■ YOUR GOAL ■
Output the full listing below exactly, without the pictures.

begin DATA SECTION

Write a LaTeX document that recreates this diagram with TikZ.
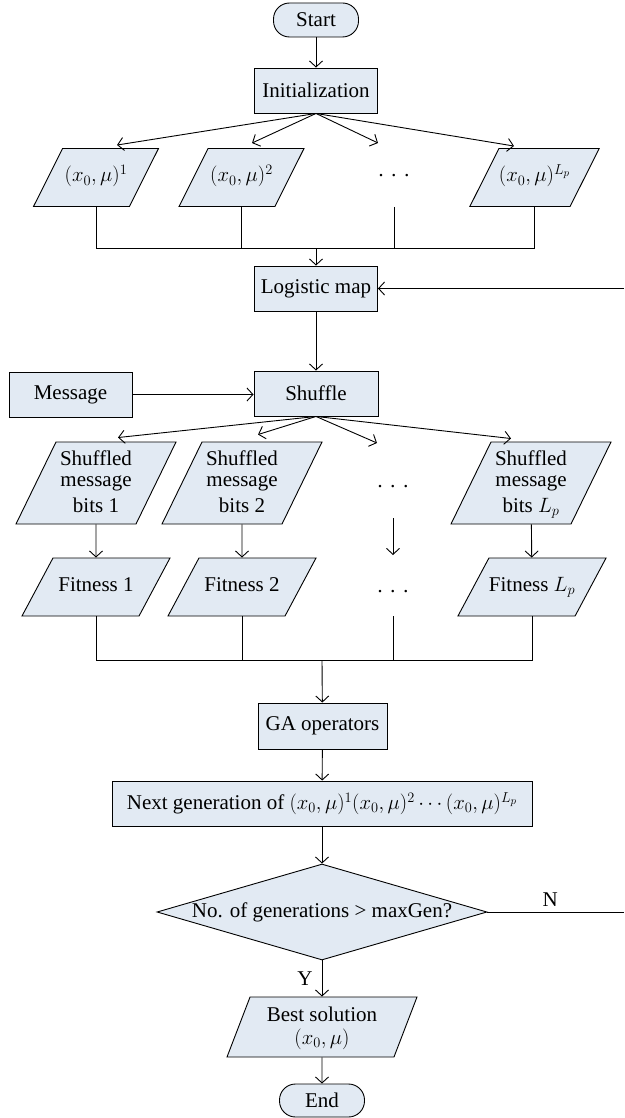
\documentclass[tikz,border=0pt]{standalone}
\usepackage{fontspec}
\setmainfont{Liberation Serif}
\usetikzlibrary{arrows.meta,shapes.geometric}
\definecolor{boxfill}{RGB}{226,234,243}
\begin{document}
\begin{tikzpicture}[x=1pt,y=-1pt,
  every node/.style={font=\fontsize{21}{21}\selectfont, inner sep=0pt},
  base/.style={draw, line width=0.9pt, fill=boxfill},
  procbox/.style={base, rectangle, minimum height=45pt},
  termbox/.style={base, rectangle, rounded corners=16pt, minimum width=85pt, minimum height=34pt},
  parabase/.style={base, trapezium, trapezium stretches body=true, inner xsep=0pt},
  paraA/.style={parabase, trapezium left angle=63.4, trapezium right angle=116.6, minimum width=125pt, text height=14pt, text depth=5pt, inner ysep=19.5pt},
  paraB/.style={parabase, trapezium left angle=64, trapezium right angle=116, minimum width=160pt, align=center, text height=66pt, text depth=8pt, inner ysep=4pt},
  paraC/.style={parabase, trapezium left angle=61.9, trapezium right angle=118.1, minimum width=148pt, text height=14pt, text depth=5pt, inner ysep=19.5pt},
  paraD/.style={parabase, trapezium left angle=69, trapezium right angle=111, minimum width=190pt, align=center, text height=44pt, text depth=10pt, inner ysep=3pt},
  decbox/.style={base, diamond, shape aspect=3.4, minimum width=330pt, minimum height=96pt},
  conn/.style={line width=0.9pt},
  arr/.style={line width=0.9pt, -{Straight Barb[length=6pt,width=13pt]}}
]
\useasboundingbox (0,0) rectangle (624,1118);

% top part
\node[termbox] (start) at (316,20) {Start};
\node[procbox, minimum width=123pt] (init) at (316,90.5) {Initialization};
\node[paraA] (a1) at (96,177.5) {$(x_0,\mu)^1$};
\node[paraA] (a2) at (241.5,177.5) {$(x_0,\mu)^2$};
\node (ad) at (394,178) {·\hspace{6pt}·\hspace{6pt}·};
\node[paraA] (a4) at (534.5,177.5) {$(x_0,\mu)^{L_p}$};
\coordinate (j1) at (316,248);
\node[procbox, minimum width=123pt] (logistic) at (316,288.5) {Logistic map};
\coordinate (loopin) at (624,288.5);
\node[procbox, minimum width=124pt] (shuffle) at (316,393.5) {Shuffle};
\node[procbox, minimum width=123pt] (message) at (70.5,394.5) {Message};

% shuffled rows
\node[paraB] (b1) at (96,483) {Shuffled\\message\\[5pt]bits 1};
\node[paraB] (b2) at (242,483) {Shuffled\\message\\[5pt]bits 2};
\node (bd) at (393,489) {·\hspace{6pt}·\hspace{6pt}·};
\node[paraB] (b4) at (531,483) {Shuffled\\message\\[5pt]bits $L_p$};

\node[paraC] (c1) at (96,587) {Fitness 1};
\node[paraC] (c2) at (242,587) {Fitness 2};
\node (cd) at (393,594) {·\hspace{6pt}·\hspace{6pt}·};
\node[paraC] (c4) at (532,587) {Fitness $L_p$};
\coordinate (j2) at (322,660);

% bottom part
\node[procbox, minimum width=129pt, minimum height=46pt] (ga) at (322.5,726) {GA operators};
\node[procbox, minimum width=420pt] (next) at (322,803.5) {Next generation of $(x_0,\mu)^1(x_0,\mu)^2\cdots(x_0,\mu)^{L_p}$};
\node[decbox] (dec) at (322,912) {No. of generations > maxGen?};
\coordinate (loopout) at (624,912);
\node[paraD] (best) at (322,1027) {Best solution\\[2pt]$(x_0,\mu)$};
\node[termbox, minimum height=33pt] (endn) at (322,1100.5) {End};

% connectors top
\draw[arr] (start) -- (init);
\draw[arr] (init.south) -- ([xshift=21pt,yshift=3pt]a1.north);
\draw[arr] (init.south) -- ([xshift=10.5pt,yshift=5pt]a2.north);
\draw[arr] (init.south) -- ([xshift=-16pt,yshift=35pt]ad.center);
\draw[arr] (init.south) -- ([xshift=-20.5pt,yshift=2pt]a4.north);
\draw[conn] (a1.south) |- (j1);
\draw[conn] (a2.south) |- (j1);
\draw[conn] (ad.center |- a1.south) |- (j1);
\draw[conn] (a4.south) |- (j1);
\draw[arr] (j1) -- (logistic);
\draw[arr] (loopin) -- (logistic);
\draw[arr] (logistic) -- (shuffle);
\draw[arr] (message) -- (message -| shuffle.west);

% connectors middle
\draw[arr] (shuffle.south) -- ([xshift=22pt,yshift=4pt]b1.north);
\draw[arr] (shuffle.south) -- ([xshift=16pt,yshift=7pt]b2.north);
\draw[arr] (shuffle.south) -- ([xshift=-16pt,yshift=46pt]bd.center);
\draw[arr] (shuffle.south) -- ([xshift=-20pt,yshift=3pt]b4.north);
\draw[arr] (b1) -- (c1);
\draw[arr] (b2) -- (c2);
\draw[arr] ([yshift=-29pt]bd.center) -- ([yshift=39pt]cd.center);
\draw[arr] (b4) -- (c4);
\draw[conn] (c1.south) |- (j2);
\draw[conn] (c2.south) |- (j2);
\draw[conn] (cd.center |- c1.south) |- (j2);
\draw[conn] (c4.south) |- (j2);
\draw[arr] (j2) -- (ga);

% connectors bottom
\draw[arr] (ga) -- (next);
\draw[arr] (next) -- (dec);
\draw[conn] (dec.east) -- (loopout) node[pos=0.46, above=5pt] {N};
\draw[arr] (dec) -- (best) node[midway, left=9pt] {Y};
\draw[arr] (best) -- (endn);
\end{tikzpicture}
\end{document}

end DATA SECTION

■ RESPONSE FOR THIS EXERCISE ■
Write a LaTeX document that recreates this diagram with TikZ.
\documentclass[tikz,border=0pt]{standalone}
\usepackage{fontspec}
\setmainfont{Liberation Serif}
\usetikzlibrary{arrows.meta,shapes.geometric}
\definecolor{boxfill}{RGB}{226,234,243}
\begin{document}
\begin{tikzpicture}[x=1pt,y=-1pt,
  every node/.style={font=\fontsize{21}{21}\selectfont, inner sep=0pt},
  base/.style={draw, line width=0.9pt, fill=boxfill},
  procbox/.style={base, rectangle, minimum height=45pt},
  termbox/.style={base, rectangle, rounded corners=16pt, minimum width=85pt, minimum height=34pt},
  parabase/.style={base, trapezium, trapezium stretches body=true, inner xsep=0pt},
  paraA/.style={parabase, trapezium left angle=63.4, trapezium right angle=116.6, minimum width=125pt, text height=14pt, text depth=5pt, inner ysep=19.5pt},
  paraB/.style={parabase, trapezium left angle=64, trapezium right angle=116, minimum width=160pt, align=center, text height=66pt, text depth=8pt, inner ysep=4pt},
  paraC/.style={parabase, trapezium left angle=61.9, trapezium right angle=118.1, minimum width=148pt, text height=14pt, text depth=5pt, inner ysep=19.5pt},
  paraD/.style={parabase, trapezium left angle=69, trapezium right angle=111, minimum width=190pt, align=center, text height=44pt, text depth=10pt, inner ysep=3pt},
  decbox/.style={base, diamond, shape aspect=3.4, minimum width=330pt, minimum height=96pt},
  conn/.style={line width=0.9pt},
  arr/.style={line width=0.9pt, -{Straight Barb[length=6pt,width=13pt]}}
]
\useasboundingbox (0,0) rectangle (624,1118);

% top part
\node[termbox] (start) at (316,20) {Start};
\node[procbox, minimum width=123pt] (init) at (316,90.5) {Initialization};
\node[paraA] (a1) at (96,177.5) {$(x_0,\mu)^1$};
\node[paraA] (a2) at (241.5,177.5) {$(x_0,\mu)^2$};
\node (ad) at (394,178) {·\hspace{6pt}·\hspace{6pt}·};
\node[paraA] (a4) at (534.5,177.5) {$(x_0,\mu)^{L_p}$};
\coordinate (j1) at (316,248);
\node[procbox, minimum width=123pt] (logistic) at (316,288.5) {Logistic map};
\coordinate (loopin) at (624,288.5);
\node[procbox, minimum width=124pt] (shuffle) at (316,393.5) {Shuffle};
\node[procbox, minimum width=123pt] (message) at (70.5,394.5) {Message};

% shuffled rows
\node[paraB] (b1) at (96,483) {Shuffled\\message\\[5pt]bits 1};
\node[paraB] (b2) at (242,483) {Shuffled\\message\\[5pt]bits 2};
\node (bd) at (393,489) {·\hspace{6pt}·\hspace{6pt}·};
\node[paraB] (b4) at (531,483) {Shuffled\\message\\[5pt]bits $L_p$};

\node[paraC] (c1) at (96,587) {Fitness 1};
\node[paraC] (c2) at (242,587) {Fitness 2};
\node (cd) at (393,594) {·\hspace{6pt}·\hspace{6pt}·};
\node[paraC] (c4) at (532,587) {Fitness $L_p$};
\coordinate (j2) at (322,660);

% bottom part
\node[procbox, minimum width=129pt, minimum height=46pt] (ga) at (322.5,726) {GA operators};
\node[procbox, minimum width=420pt] (next) at (322,803.5) {Next generation of $(x_0,\mu)^1(x_0,\mu)^2\cdots(x_0,\mu)^{L_p}$};
\node[decbox] (dec) at (322,912) {No. of generations > maxGen?};
\coordinate (loopout) at (624,912);
\node[paraD] (best) at (322,1027) {Best solution\\[2pt]$(x_0,\mu)$};
\node[termbox, minimum height=33pt] (endn) at (322,1100.5) {End};

% connectors top
\draw[arr] (start) -- (init);
\draw[arr] (init.south) -- ([xshift=21pt,yshift=3pt]a1.north);
\draw[arr] (init.south) -- ([xshift=10.5pt,yshift=5pt]a2.north);
\draw[arr] (init.south) -- ([xshift=-16pt,yshift=35pt]ad.center);
\draw[arr] (init.south) -- ([xshift=-20.5pt,yshift=2pt]a4.north);
\draw[conn] (a1.south) |- (j1);
\draw[conn] (a2.south) |- (j1);
\draw[conn] (ad.center |- a1.south) |- (j1);
\draw[conn] (a4.south) |- (j1);
\draw[arr] (j1) -- (logistic);
\draw[arr] (loopin) -- (logistic);
\draw[arr] (logistic) -- (shuffle);
\draw[arr] (message) -- (message -| shuffle.west);

% connectors middle
\draw[arr] (shuffle.south) -- ([xshift=22pt,yshift=4pt]b1.north);
\draw[arr] (shuffle.south) -- ([xshift=16pt,yshift=7pt]b2.north);
\draw[arr] (shuffle.south) -- ([xshift=-16pt,yshift=46pt]bd.center);
\draw[arr] (shuffle.south) -- ([xshift=-20pt,yshift=3pt]b4.north);
\draw[arr] (b1) -- (c1);
\draw[arr] (b2) -- (c2);
\draw[arr] ([yshift=-29pt]bd.center) -- ([yshift=39pt]cd.center);
\draw[arr] (b4) -- (c4);
\draw[conn] (c1.south) |- (j2);
\draw[conn] (c2.south) |- (j2);
\draw[conn] (cd.center |- c1.south) |- (j2);
\draw[conn] (c4.south) |- (j2);
\draw[arr] (j2) -- (ga);

% connectors bottom
\draw[arr] (ga) -- (next);
\draw[arr] (next) -- (dec);
\draw[conn] (dec.east) -- (loopout) node[pos=0.46, above=5pt] {N};
\draw[arr] (dec) -- (best) node[midway, left=9pt] {Y};
\draw[arr] (best) -- (endn);
\end{tikzpicture}
\end{document}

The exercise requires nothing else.